Andiamo al legame tra tempo e uomo, tra temporalità e condizione umana. Molti filosofi e psicologi3, pur con metodologie ed esiti differenti, individuano l’origine della temporalità per il soggetto nella durata dell’essere vivente. Paola Reale, in un testo che risale ormai al 1982, ma che rappresenta una significativa rassegna delle principali teorie psicologiche e filosofiche sul tema del tempo, scrive: “Si può affermare che il fenomeno della irreversibilità è tipico del vivente, nei geni del quale è iscritta la propria durata. Ma se la durata è un dato tipico del vivente, è altrettanto vero che non tutti i viventi hanno coscienza della durata: infatti l’animale superiore è in grado di conservare il passato, ma non ha coscienza della durata; soltanto l’uomo ha coscienza della durata in tutta la sua complessità, poiché possiede un futuro che inerisce all’idea di morte. La dimensione temporale è quindi una costruzione della coscienza, e anzi si può affermare che ne costituisce l’aspetto fondamentale4”.
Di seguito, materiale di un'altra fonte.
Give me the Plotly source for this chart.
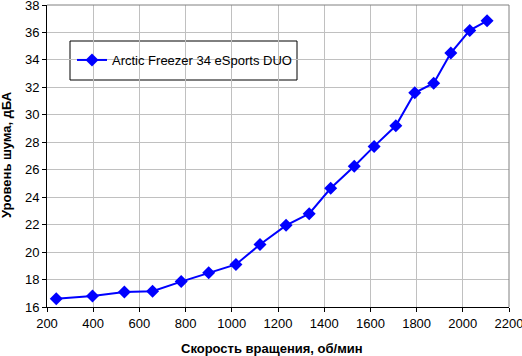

Sappiamo quindi che, quando parliamo della vita, dobbiamo anche fare i conti con la morte. Con la morte degli altri e con la nostra stessa morte. Infatti possiamo chiederci: che senso avrebbe questionare sul tempo se fossimo immortali? Ciò spiega l’angoscia per il tempo che scorre, le nostre paure e i nostri dubbi per il futuro, le nostre ipocrisie e i nostri nascondimenti nel gestire le priorità. Contemporaneamente spiega la tensione affinché ogni momento della vita abbia un gusto saporoso e, forse, chiarisce l’anelito ai mondi possibili e la nostalgia perenne per la loro perdita (o irrealizzabilità). Inoltre la morte accompagna non solo la fine della vita, ma ogni suo momento, perché il bambino deve “morire” perché “nasca” l’adulto e ogni esperienza deve finire per lasciar posto ad un’altra.
In sintesi, il tempo non è fuori di noi, come fosse una realtà a sé stante, o un oggetto, non è neppure dentro di noi: è il complesso di forme con cui rappresentiamo a noi stessi il nostro avere come dimora la vita. La gestione del tempo, sia per l’individuo che per l’organizzazione, letta in questa prospettiva, non coincide più con l’uso di una risorsa, ma è il disvelamento dei paradigmi di uomo e di vita che stanno dietro le varie forme rappresentative del tempo.
Tali considerazioni forse non danno una risposta alle domande poste all’inizio, ma come mettere il punto fine ad un argomento così enigmatico, così intrecciato con la nostra vita? Lasciamo la parola ad un autore che con sguardo disincantato ha osservato la vita e ci ha lasciato una lettura tutta sua del tempo che passa: ” L’orologio lo ebbi e assai presto. Me lo regalò la mia madrina di battesimo, che stava a Lugano. […] …dopo un paio di settimane l’orologio, che chissà quali colpi aveva preso in guerra, con altri colpi che gli diedi io, si fermò. […] Ereditai altri orologi in seguito, di poco prezzo, finché a trent’anni ne comperai uno d’oro molto elegante, ma con una cassa leggerissima, proprio un velo di metallo, che finì col consumarsi e bucarsi come una calza. Dal buco entrò la polvere, e forse l’acqua, che lo guastò.
Da allora ne ebbi degli ottimi, d’ogni qualità, sempre in regalo, più che graditi, ma arrivati tardi, quando il tempo da misurare non era più quello degli anni felici e spensierati5″.

[1] Per un approfondimento si veda U. Galimberti, Gli equivoci dell’anima, Feltrinelli, Milano 1987.
[2] Ad una trattazione sistematica della tematica temporale nell’organizzazione è dedicato Il Tempo , di Luciano Pero, in Manuale di Organizzazione Aziendale, vol. II, a cura di G. Costa e R. Nacamulli, Utet, Torino 1997.
[3] P. Reale, La psicologia del tempo, Boringhieri, Torino 1982.
[4] Ivi, pag. 164.
[5] P. Chiara, Ora ti conto un fatto, Mondadori, 1980, pag. 55 e sgg.